Neo-classical economics tells us that markets reduce costs and increase social welfare. It also teaches that pollution not properly accounted for is a classic economic externality. That is, if clean air and clear water are not properly valued, degrading them reduces economic efficiency, impacts social welfare, and increases social costs. Pollution not-paid-for represents a market failure.

In the early 1990s, officials in President George H.W. Bush’s administration pioneered the concept of using markets for pollution rights to fix this inefficiency in order to arrest the primary causes of acid rain. The program was designed to achieve low-cost pollution reductions by creating a SO2 trading market, and ended up reducing acid rain at costs much lower than had been projected in 1990.

Today, nearly a quarter century after the launch of the acid rain program, the idea of pollution markets has evolved. Markets for another pollutant—carbon—now operate in ten U.S. states and 50 jurisdictions around the world. Next year, when China’s national carbon trading system goes into effect, economies representing nearly half of global GDP will have in place a carbon emissions market system of some type. So, as we contemplate changes to our electricity sector, can we build on our experience with pollution trading markets to address global challenges and minimize economic and environmental risks—and even comply with EPA’s Clean Power Plan—using carbon markets? I think the answer is “Yes.”

What have we learned after 25 years of pricing pollution? Quite a bit, actually. In our recently released paper Carbon Markets 101: “How-to” Considerations for Regulatory Practitioners, we have distilled best practices. If governments and market participants keep such guidelines and principles in mind, they can create and monitor successful carbon emission markets.

Effective carbon markets share several critical elements. Among them:

  • Effective carbon markets are created, implemented, and periodically reviewed using a transparent process that elicits energy and environmental expertise and stakeholder feedback. This gives utilities, power plants owners, investors, and the public confidence that there are no information disparities that would allow for unfair—or perhaps even illegal—access to critical market data. Transparency is particularly important during program design and program launch, because an open process helps regulated entities prepare, plan, and adjust to new programs’ impact on their operations before the programs go into effect.
  • Effective carbon markets are created using modeling scenarios to understand the range of potential costs, benefits, and risks, to consider least-cost options, and to identify market designs that allow participants to manage the risks of energy market volatility.
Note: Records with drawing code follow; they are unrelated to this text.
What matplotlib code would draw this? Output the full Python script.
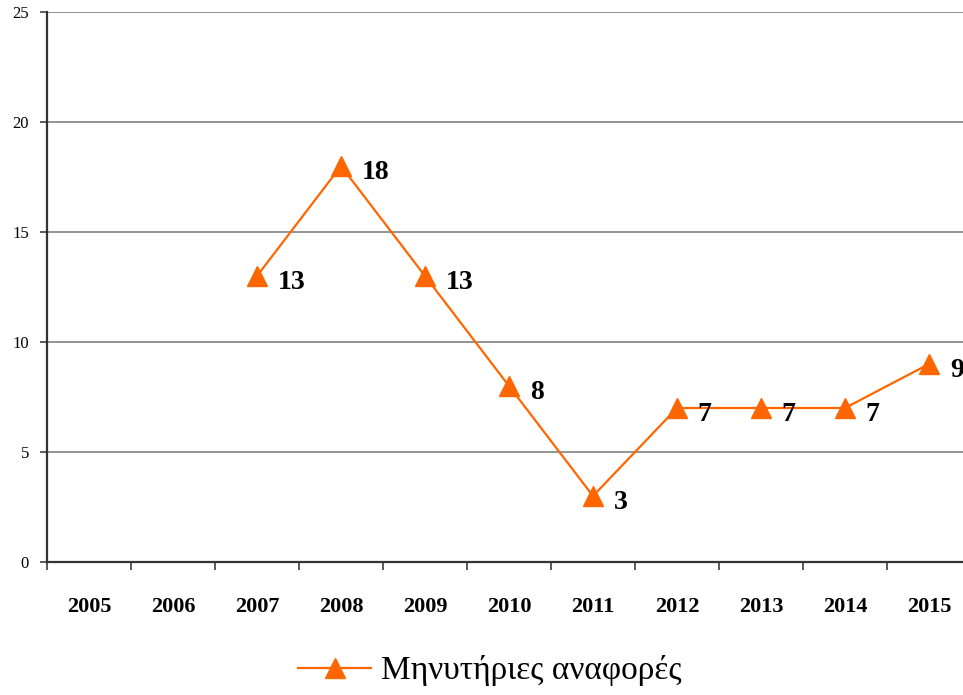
import numpy as np
import matplotlib.pyplot as plt
from matplotlib.ticker import FixedLocator

years = ['2005', '2006', '2007', '2008', '2009', '2010', '2011', '2012', '2013', '2014', '2015']
values = [np.nan, np.nan, 13, 18, 13, 8, 3, 7, 7, 7, 9]
series_name = 'Μηνυτήριες αναφορές'

plt.rcParams['font.family'] = ['Liberation Serif', 'DejaVu Serif']

fig = plt.figure(figsize=(9.63, 6.95), dpi=100)
ax = fig.add_axes([47 / 963, 1 - 562 / 695, 924 / 963, 550 / 695])

x = np.arange(len(years))
orange = '#FF6600'
ax.plot(x, values, color=orange, lw=1.6, marker='^', ms=15, mec=orange, mfc=orange,
        label=series_name, clip_on=False, zorder=3)

# data labels
for xi, v in zip(x, values):
    if np.isnan(v):
        continue
    ax.annotate('%d' % v, (xi, v), xytext=(15, -5), textcoords='offset points',
                ha='left', va='center', fontsize=20, fontweight='bold',
                annotation_clip=False)

ax.set_xlim(-0.5, len(years) - 0.5)
ax.set_ylim(0, 25)
ax.set_yticks(range(0, 26, 5))
ax.yaxis.grid(True, color='#808080', lw=1.2)
ax.set_axisbelow(True)

# ticks on category boundaries, labels in the middle
ax.xaxis.set_major_locator(FixedLocator(np.arange(-0.5, len(years), 1.0)))
ax.xaxis.set_minor_locator(FixedLocator(x))
ax.set_xticklabels([])
ax.set_xticklabels(years, minor=True, fontsize=16, fontweight='bold')
ax.tick_params(axis='x', which='major', direction='out', length=6, width=1.2, color='#404040')
ax.tick_params(axis='x', which='minor', length=0, pad=25)
ax.tick_params(axis='y', direction='out', length=5, width=1.2, color='#404040', labelsize=12, pad=8)

for s in ['top', 'right']:
    ax.spines[s].set_visible(False)
ax.spines['left'].set_color('#333333')
ax.spines['left'].set_linewidth(1.6)
ax.spines['bottom'].set_color('#333333')
ax.spines['bottom'].set_linewidth(1.6)

fig.legend(loc='center', bbox_to_anchor=(490 / 963, 1 - 671 / 695), frameon=False,
           fontsize=24, handlelength=2.2, handletextpad=0.3)

fig.savefig('out.png', dpi=100)
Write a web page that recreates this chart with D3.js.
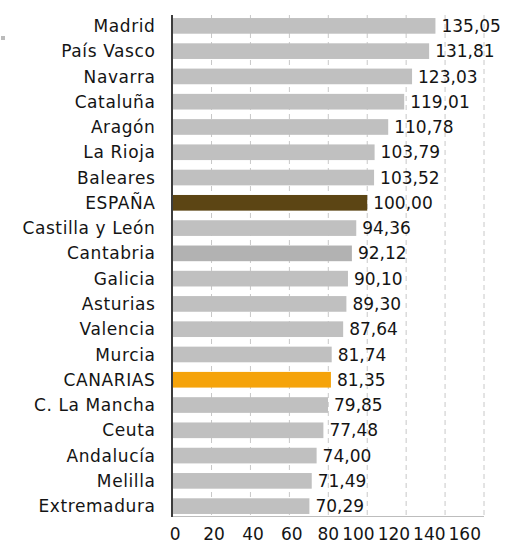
<!DOCTYPE html>
<html lang="es">
<head>
<meta charset="UTF-8">
<title>Índice por comunidades</title>
<script src="https://d3js.org/d3.v7.min.js"></script>
<style>
  body { margin: 0; background: #fff; }
  svg text { font-family: "DejaVu Sans", sans-serif; font-size: 17px; fill: #141414; }
  .cat text { letter-spacing: 0.6px; }
</style>
</head>
<body>
<svg id="chart" width="509" height="545"></svg>
<script>
const regions = ["Madrid", "País Vasco", "Navarra", "Cataluña", "Aragón", "La Rioja", "Baleares",
  "ESPAÑA", "Castilla y León", "Cantabria", "Galicia", "Asturias", "Valencia", "Murcia",
  "CANARIAS", "C. La Mancha", "Ceuta", "Andalucía", "Melilla", "Extremadura"];
const values = [135.05, 131.81, 123.03, 119.01, 110.78, 103.79, 103.52, 100.00, 94.36, 92.12,
  90.10, 89.30, 87.64, 81.74, 81.35, 79.85, 77.48, 74.00, 71.49, 70.29];
const ticks = [0, 20, 40, 60, 80, 100, 120, 140, 160];

const rows = regions.map((r, i) => ({ region: r, value: values[i] }));

const width = 509, height = 545;
const margin = { top: 15, right: 24, bottom: 29, left: 172.6 };
const plotBottom = height - margin.bottom;

const svg = d3.select("#chart");

const x = d3.scaleLinear().domain([0, 160]).range([margin.left, 484]);
const y = d3.scaleBand().domain(regions).range([margin.top, plotBottom + 1])
  .paddingInner(0.38).paddingOuter(0.12);

function barColor(d) {
  if (d.region === "ESPAÑA") return "#5c4514";
  if (d.region === "CANARIAS") return "#f5a30a";
  if (d.region === "Cantabria") return "#b2b2b2";
  return "#c0c0c0";
}

// little marker top-left
svg.append("rect").attr("x", 1).attr("y", 36).attr("width", 4).attr("height", 4).attr("fill", "#bbb");

// dashed grid
svg.append("g")
  .selectAll("line")
  .data(ticks.slice(1))
  .join("line")
  .attr("x1", d => x(d)).attr("x2", d => x(d))
  .attr("y1", margin.top).attr("y2", plotBottom)
  .attr("stroke", "#c8c8c8")
  .attr("stroke-dasharray", "5,4");

// bottom baseline
svg.append("line")
  .attr("x1", x(0)).attr("x2", x(160))
  .attr("y1", plotBottom + 0.5).attr("y2", plotBottom + 0.5)
  .attr("stroke", "#bdbdbd");

svg.append("g")
  .selectAll("rect")
  .data(rows)
  .join("rect")
  .attr("x", x(0))
  .attr("y", d => y(d.region))
  .attr("width", d => x(d.value) - x(0))
  .attr("height", y.bandwidth())
  .attr("fill", barColor);

svg.append("g")
  .selectAll("text")
  .data(rows)
  .join("text")
  .attr("x", d => x(d.value) + 6)
  .attr("y", d => y(d.region) + y.bandwidth() / 2)
  .attr("dy", "0.36em")
  .text(d => d.value.toFixed(2).replace(".", ","));

// category labels
svg.append("g")
  .attr("class", "cat")
  .selectAll("text")
  .data(regions)
  .join("text")
  .attr("x", 155.5)
  .attr("y", d => y(d) + y.bandwidth() / 2)
  .attr("dy", "0.36em")
  .attr("text-anchor", "end")
  .text(d => d);

// left axis line
svg.append("line")
  .attr("x1", x(0) - 0.6).attr("x2", x(0) - 0.6)
  .attr("y1", margin.top).attr("y2", plotBottom + 1)
  .attr("stroke", "#3c3c3c").attr("stroke-width", 2);

// value axis labels, packed right-to-left so they stay inside the plot width
const tickText = svg.append("g")
  .selectAll("text")
  .data(ticks)
  .join("text")
  .attr("y", 540)
  .attr("text-anchor", "middle")
  .text(d => d);

const pos = [];
tickText.each(function (d, i) {
  pos[i] = { c: x(d) + 2.5, w: this.getComputedTextLength() };
});
let limit = x(160) - 3;
for (let i = pos.length - 1; i >= 0; i--) {
  const right = Math.min(pos[i].c + pos[i].w / 2, limit);
  pos[i].c = right - pos[i].w / 2;
  limit = right - pos[i].w - 3;
}
tickText.attr("x", (d, i) => pos[i].c);
</script>
</body>
</html>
Looking at different model runs can illuminate the risks of different compliance approaches. Market development is more sound if the costs, benefits, and risks of different approaches—e.g., rate-based (emissions/energy) versus mass-based (total emissions cap) designs, existing-source-only coverage versus new-and-existing-source coverage, and using renewables, efficiency, natural-gas, or nuclear plants for compliance—are analyzed under a robust range of market situations and differing energy resource investments scenarios.
  • Effective carbon markets contain safeguards to protect against market manipulation, such as a well-designed registry and tracking system, an expert market monitor, and informal information sharing with federal regulators.

EPA has suggested that compliance with the Clean Power Plan can produce significant long-term savings for ratepayers and consumers. But whether that happens depends on how states implement the rule. Innovative states can use cost-effective programs that capture efficiencies and harness least-cost options (something carbon markets can help with)—or regulators can cling to strained 20th-century approaches and ways of doing business. One lesson is clear: public health, our economies, and the environment will suffer if we don’t correctly value air, water, and land.

Careful and transparent analysis with stakeholders will reveal that not all regulatory systems are equally efficient and economically beneficial for energy consumers and state economies.

Careful and transparent analysis with stakeholders will reveal that not all regulatory systems are equally efficient and economically beneficial for energy consumers and state economies. Some regulatory approaches are riskier than others, and no change in regulatory landscape or market structure is entirely cost-free in the short run. However, there are certainly regulatory solutions that will produce economic growth and jobs, both of which are benefits in the short and long run.

The good news is that, collectively, we have far more experience with pollution markets and, more recently, carbon markets, than we had 25 years ago. These markets are here and they work well—particularly when combined with a robust set of complementary programs—and we now have plenty of wisdom to draw upon for 21st-century energy and environmental solutions.